**Requirement**. Quote from the first line below through the line that contains "ax.bar(x + (i", both included, and leave the pictures out.

**Data extract**.
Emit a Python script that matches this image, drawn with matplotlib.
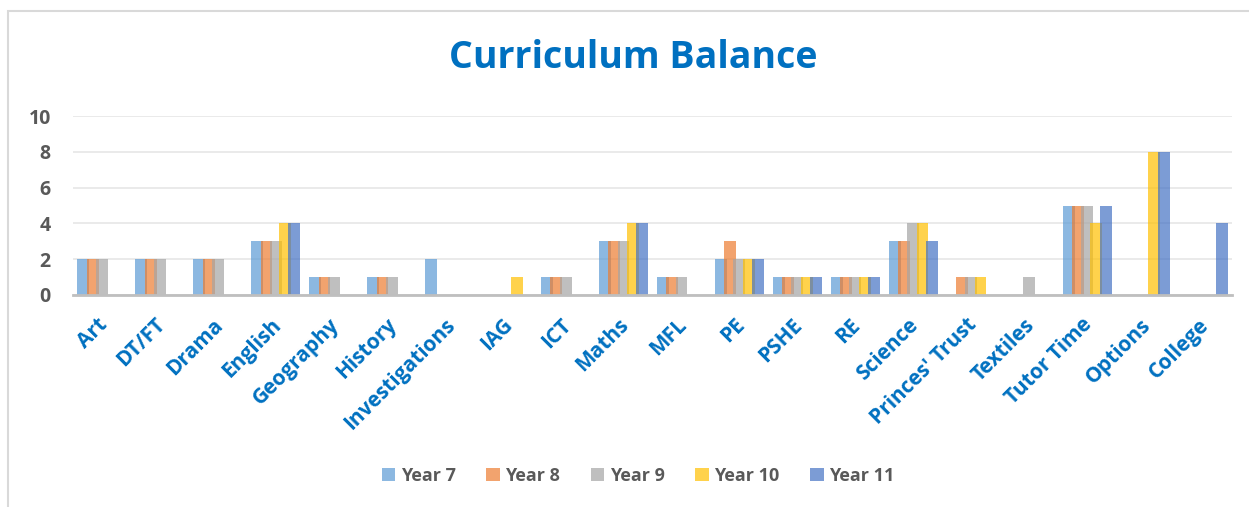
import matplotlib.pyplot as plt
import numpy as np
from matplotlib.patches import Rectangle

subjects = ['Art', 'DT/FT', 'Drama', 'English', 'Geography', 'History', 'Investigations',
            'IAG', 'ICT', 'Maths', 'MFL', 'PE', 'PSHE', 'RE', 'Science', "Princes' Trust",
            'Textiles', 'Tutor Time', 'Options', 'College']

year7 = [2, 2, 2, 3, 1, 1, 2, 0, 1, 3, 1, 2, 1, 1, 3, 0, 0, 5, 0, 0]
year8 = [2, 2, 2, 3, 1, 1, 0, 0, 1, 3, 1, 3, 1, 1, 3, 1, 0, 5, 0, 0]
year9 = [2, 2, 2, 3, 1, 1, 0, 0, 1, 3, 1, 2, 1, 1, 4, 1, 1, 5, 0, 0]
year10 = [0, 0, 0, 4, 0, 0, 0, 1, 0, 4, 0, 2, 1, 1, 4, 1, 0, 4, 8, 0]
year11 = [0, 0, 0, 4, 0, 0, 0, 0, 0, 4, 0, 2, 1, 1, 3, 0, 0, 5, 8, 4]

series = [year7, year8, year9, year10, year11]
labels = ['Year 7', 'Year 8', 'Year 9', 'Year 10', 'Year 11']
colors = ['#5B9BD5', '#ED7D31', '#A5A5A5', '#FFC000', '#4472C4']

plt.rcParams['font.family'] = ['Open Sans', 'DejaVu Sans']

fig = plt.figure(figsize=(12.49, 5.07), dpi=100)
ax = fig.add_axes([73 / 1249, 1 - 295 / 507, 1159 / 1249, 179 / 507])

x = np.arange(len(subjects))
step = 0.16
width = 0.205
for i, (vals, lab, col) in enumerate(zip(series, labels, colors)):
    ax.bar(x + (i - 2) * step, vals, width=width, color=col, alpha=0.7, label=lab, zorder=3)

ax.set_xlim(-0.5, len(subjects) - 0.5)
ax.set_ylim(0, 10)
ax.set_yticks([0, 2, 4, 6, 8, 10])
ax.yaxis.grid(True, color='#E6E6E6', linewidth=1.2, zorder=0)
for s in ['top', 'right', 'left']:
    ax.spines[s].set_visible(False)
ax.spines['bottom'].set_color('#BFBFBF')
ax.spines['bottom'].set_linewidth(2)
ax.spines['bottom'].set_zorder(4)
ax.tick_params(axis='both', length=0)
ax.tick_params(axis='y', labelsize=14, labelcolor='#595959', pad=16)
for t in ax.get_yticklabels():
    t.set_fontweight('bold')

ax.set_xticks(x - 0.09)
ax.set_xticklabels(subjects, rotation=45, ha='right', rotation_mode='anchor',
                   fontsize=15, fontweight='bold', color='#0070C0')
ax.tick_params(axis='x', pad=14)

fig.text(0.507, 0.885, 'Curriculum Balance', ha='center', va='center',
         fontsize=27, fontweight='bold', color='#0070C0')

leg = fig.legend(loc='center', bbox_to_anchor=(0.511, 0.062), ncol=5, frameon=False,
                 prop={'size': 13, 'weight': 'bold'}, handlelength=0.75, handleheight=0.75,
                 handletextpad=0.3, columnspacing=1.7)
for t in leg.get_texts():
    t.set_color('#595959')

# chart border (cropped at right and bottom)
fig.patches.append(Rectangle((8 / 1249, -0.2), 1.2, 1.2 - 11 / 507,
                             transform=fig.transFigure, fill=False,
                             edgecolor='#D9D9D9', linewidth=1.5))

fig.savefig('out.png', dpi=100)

**Exercise output**.
Emit a Python script that matches this image, drawn with matplotlib.
import matplotlib.pyplot as plt
import numpy as np
from matplotlib.patches import Rectangle

subjects = ['Art', 'DT/FT', 'Drama', 'English', 'Geography', 'History', 'Investigations',
            'IAG', 'ICT', 'Maths', 'MFL', 'PE', 'PSHE', 'RE', 'Science', "Princes' Trust",
            'Textiles', 'Tutor Time', 'Options', 'College']

year7 = [2, 2, 2, 3, 1, 1, 2, 0, 1, 3, 1, 2, 1, 1, 3, 0, 0, 5, 0, 0]
year8 = [2, 2, 2, 3, 1, 1, 0, 0, 1, 3, 1, 3, 1, 1, 3, 1, 0, 5, 0, 0]
year9 = [2, 2, 2, 3, 1, 1, 0, 0, 1, 3, 1, 2, 1, 1, 4, 1, 1, 5, 0, 0]
year10 = [0, 0, 0, 4, 0, 0, 0, 1, 0, 4, 0, 2, 1, 1, 4, 1, 0, 4, 8, 0]
year11 = [0, 0, 0, 4, 0, 0, 0, 0, 0, 4, 0, 2, 1, 1, 3, 0, 0, 5, 8, 4]

series = [year7, year8, year9, year10, year11]
labels = ['Year 7', 'Year 8', 'Year 9', 'Year 10', 'Year 11']
colors = ['#5B9BD5', '#ED7D31', '#A5A5A5', '#FFC000', '#4472C4']

plt.rcParams['font.family'] = ['Open Sans', 'DejaVu Sans']

fig = plt.figure(figsize=(12.49, 5.07), dpi=100)
ax = fig.add_axes([73 / 1249, 1 - 295 / 507, 1159 / 1249, 179 / 507])

x = np.arange(len(subjects))
step = 0.16
width = 0.205
for i, (vals, lab, col) in enumerate(zip(series, labels, colors)):
    ax.bar(x + (i - 2) * step, vals, width=width, color=col, alpha=0.7, label=lab, zorder=3)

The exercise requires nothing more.